Thou who wast rich beyond all splendour,
All for love’s sake becamest poor.

Or perhaps you know, the hymn by the seventeenth-century metaphysical poet, Richard Crashaw:

Gloomy night embraced the place
Where the noble Infant lay: The Babe looked up and showed His face;
In spite of darkness, it was day!
. . . . . . . . . . . . . . . . . . . . . . . . . . 
Great little One!

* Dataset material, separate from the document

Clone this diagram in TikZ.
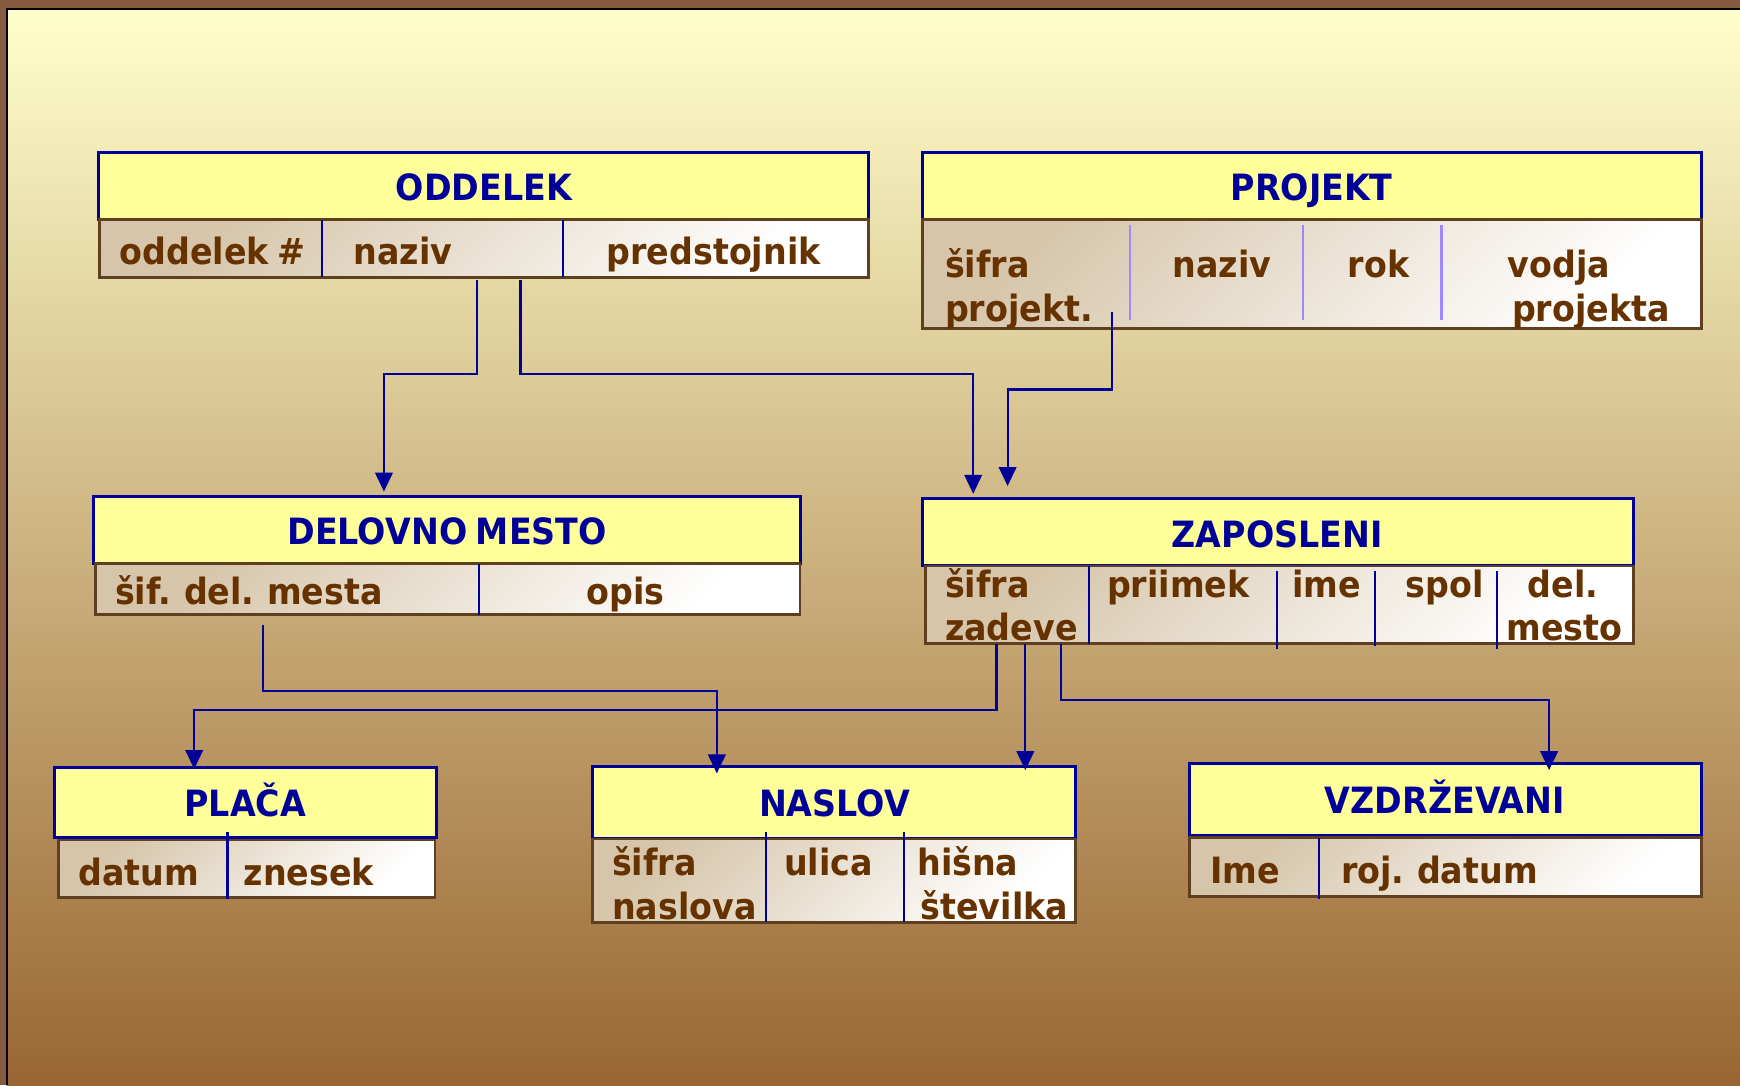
\documentclass[tikz,border=0pt]{standalone}
\usepackage{fontspec}
\setmainfont[FakeStretch=0.92, WordSpace=0.75]{DejaVu Sans}
\usetikzlibrary{arrows.meta, fit}

\definecolor{wood}{HTML}{865A3F}
\definecolor{bgtop}{HTML}{FFFFCC}
\definecolor{bgmid}{HTML}{DDD0A0}
\definecolor{bgbot}{HTML}{996633}
\definecolor{hdrfill}{HTML}{FFFF99}
\definecolor{navy}{HTML}{000099}
\definecolor{brownink}{HTML}{663300}
\definecolor{fieldtop}{HTML}{D6C5AA}
\definecolor{rim}{HTML}{5E3F1F}
\definecolor{lilac}{HTML}{9F88FF}

\begin{document}
\begin{tikzpicture}[x=0.11097mm, y=-0.11097mm,
                    >={Triangle[width=5pt, length=5.4pt]},
                    every node/.style = {font=\fontsize{10.3pt}{12.6pt}\selectfont\bfseries},
                    box/.style   = {draw=navy, fill=hdrfill, line width=0.85pt, inner sep=0pt},
                    row/.style   = {draw=rim, line width=0.8pt, inner sep=0pt,
                                    top color=fieldtop, bottom color=white, shading angle=45},
                    title/.style = {anchor=base, text=navy, inner sep=0pt},
                    item/.style  = {anchor=base west, text=brownink, inner sep=0pt},
                    sep/.style   = {navy, line width=0.6pt},
                    link/.style  = {->, navy, line width=0.6pt}
                   ]
     \useasboundingbox (0,0) rectangle (1568,978);
     \fill[wood] (0,0) rectangle (1568,978);
     \shade[top color=bgtop, middle color=bgmid, bottom color=bgbot] (6,8) rectangle (1568,978);
     \draw[black, line width=0.6pt] (6,978) -- (6,8) -- (1568,8);

     % ODDELEK
     \node[box, fit={(89,137) (783,198)}] (oddelek) {};
     \node[row, fit={(90,198) (783,250)}] (oddelekR) {};
     \draw[sep] (290,198) -- (290,250);
     \draw[sep] (507,198) -- (507,250);
     \node[title] (oddelekT) at (436,181) {ODDELEK};
     \node[item] (oddSif)  at (107,238) {oddelek \#};
     \node[item] (oddNaz)  at (318,238) {naziv};
     \node[item] (oddPred) at (546,238) {predstojnik};

     % PROJEKT
     \node[box, fit={(831,137) (1533,198)}] (projekt) {};
     \node[row, fit={(831,198) (1533,296)}] (projektR) {};
     \draw[lilac, line width=0.6pt] (1018,203) -- (1018,288);
     \draw[lilac, line width=0.6pt] (1174,203) -- (1174,288);
     \draw[lilac, line width=0.6pt] (1299,203) -- (1299,288);
     \node[title] (projektT) at (1182,181) {PROJEKT};
     \node[item] (prjSifA)  at (851,250)  {šifra};
     \node[item] (prjSifB)  at (851,290)  {projekt.};
     \node[item] (prjNaz)   at (1056,250) {naziv};
     \node[item] (prjRok)   at (1214,250) {rok};
     \node[item] (prjVodA)  at (1358,250) {vodja};
     \node[item] (prjVodB)  at (1362,290) {projekta};

     % DELOVNO MESTO
     \node[box, fit={(84,447) (721,508)}] (delmesto) {};
     \node[row, fit={(86,508) (721,554)}] (delmestoR) {};
     \draw[sep] (432,508) -- (432,554);
     \node[title] (delmestoT) at (403,491) {DELOVNO MESTO};
     \node[item] (dmSif)  at (103,545) {šif. del. mesta};
     \node[item] (dmOpis) at (528,545) {opis};

     % ZAPOSLENI
     \node[box, fit={(831,449) (1472,510)}] (zaposleni) {};
     \node[row, fit={(834,510) (1472,580)}] (zaposleniR) {};
     \draw[sep] (981,510) -- (981,580);
     \draw[sep] (1151,515) -- (1151,585);
     \draw[sep] (1239,515) -- (1239,582);
     \draw[sep] (1349,515) -- (1349,585);
     \node[title] (zaposleniT) at (1151,493) {ZAPOSLENI};
     \node[item] (zapSifA) at (851,538)  {šifra};
     \node[item] (zapSifB) at (851,577)  {zadeve};
     \node[item] (zapPri)  at (997,538)  {priimek};
     \node[item] (zapIme)  at (1164,538) {ime};
     \node[item] (zapSpol) at (1266,538) {spol};
     \node[item] (zapDelA) at (1376,538) {del.};
     \node[item] (zapDelB) at (1357,577) {mesto};

     % PLACA
     \node[box, fit={(49,692) (393,755)}] (placa) {};
     \node[row, fit={(53,757) (392,809)}] (placaR) {};
     \draw[sep] (205,750) -- (205,810);
     \node[title] (placaT) at (221,736) {PLAČA};
     \node[item] (plDat) at (70,798)  {datum};
     \node[item] (plZne) at (219,798) {znesek};

     % NASLOV
     \node[box, fit={(534,691) (969,756)}] (naslov) {};
     \node[row, fit={(534,756) (969,831)}] (naslovR) {};
     \draw[sep] (690,750) -- (690,831);
     \draw[sep] (815,750) -- (815,831);
     \node[title] (naslovT) at (752,736) {NASLOV};
     \node[item] (nasSifA) at (551,789) {šifra};
     \node[item] (nasSifB) at (551,829) {naslova};
     \node[item] (nasUl)   at (706,789) {ulica};
     \node[item] (nasHisA) at (826,789) {hišna};
     \node[item] (nasHisB) at (829,829) {številka};

     % VZDRZEVANI
     \node[box, fit={(1072,688) (1533,753)}] (vzdrz) {};
     \node[row, fit={(1072,755) (1533,808)}] (vzdrzR) {};
     \draw[sep] (1189,755) -- (1189,810);
     \node[title] (vzdrzT) at (1302,733) {VZDRŽEVANI};
     \node[item] (vzIme) at (1090,796) {Ime};
     \node[item] (vzRoj) at (1208,796) {roj. datum};

     % connectors
     \coordinate (oddA) at (430,252);
     \coordinate (oddB) at (469,252);
     \coordinate (prjA) at (1002,281);
     \coordinate (dmA)  at (237,563);
     \coordinate (zapA) at (898,580);
     \coordinate (zapB) at (924,580);
     \coordinate (zapC) at (956,580);

     \coordinate (dmIn)   at (346,443);
     \coordinate (zapIn)  at (877,445);
     \coordinate (zapIn2) at (908,438);
     \coordinate (nasIn)  at (646,697);
     \coordinate (nasIn2) at (924,694);
     \coordinate (plIn)   at (175,693);
     \coordinate (vzIn)   at (1396,694);

     \draw[link] (oddA) -- ++(0,85) -| (dmIn);
     \draw[link] (oddB) -- ++(0,85) -| (zapIn);
     \draw[link] (prjA) -- ++(0,70) -| (zapIn2);
     \draw[link] (dmA)  -- ++(0,60) -| (nasIn);
     \draw[link] (zapA) -- ++(0,60) -| (plIn);
     \draw[link] (zapB) -- (nasIn2);
     \draw[link] (zapC) -- ++(0,51) -| (vzIn);
\end{tikzpicture}
\end{document}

Whose all-embracing birth
Lifts earth to Heav’n, stoops Heav’n to earth.

Or perhaps you know the lovely Gaelic carol:

Child in the manger,
infant of Mary; outcast and stranger,
Lord of all;
Child who inherits
all our transgressions,
all our demerits
on Him fall.

Or:

He came down to earth from heaven
who is God and Lord of all,
and His shelter was a stable,
and His cradle was a stall:
with the poor, and mean, and lowly,
lived on earth our Savior holy.

Or perhaps you know that other seventeenth-century carol by Thomas Pestel:

Behold the great Creator makes
Himself a house of clay,
a robe of human flesh He takes
which he will wear for aye.

I wonder if these words about the amazing humiliation, the suffering of the Son of God, our Lord Jesus, don’t they create a new affection in your heart for Him? I hope so, and may it be so.